Permeable Lattice City is a visionary urban concept proposed by the Singapore-based architecture firm WOHA in 2011. It centres on a megastructure of interconnected towers, which WOHA calls a ‘permeable lattice’, in Singapore’s southern islands.
The lattice repeats a module based on another WOHA project, a sixty-nine-storey Bangkok tower called the Met, to reach a density of 111,111 people in an area of one square kilometre. (For comparison, Singapore’s average density measured just under eight thousand people per square kilometre in 2016.) In renderings of the proposal, surfaces appear covered in a thick layer of vegetation; the horizontal bridges linking the towers are peppered with mature trees and wind turbines. Heavy industry is relegated to the ground level. Inhabitants move throughout the structure via lifts, automated walkways, and other collective transport systems.

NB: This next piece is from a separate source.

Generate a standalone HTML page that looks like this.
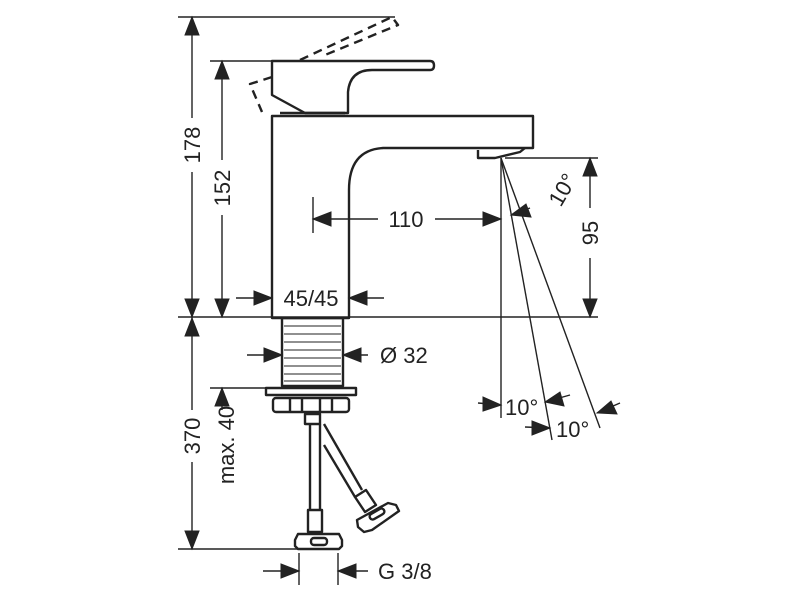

Developed in the context of the Vertical Cities Asia competition organised by the National University of Singapore, Permeable Lattice City signals a more developed direction in WOHA’s work on dense forms of living in tropical climates. Although its vertiginous heights are extreme, the project merely intensifies architectural and urban strategies already in use in hot, humid cities: cross ventilation, conscious daylighting, the integration of greenery in high-rises, and a focus on pedestrian circulation.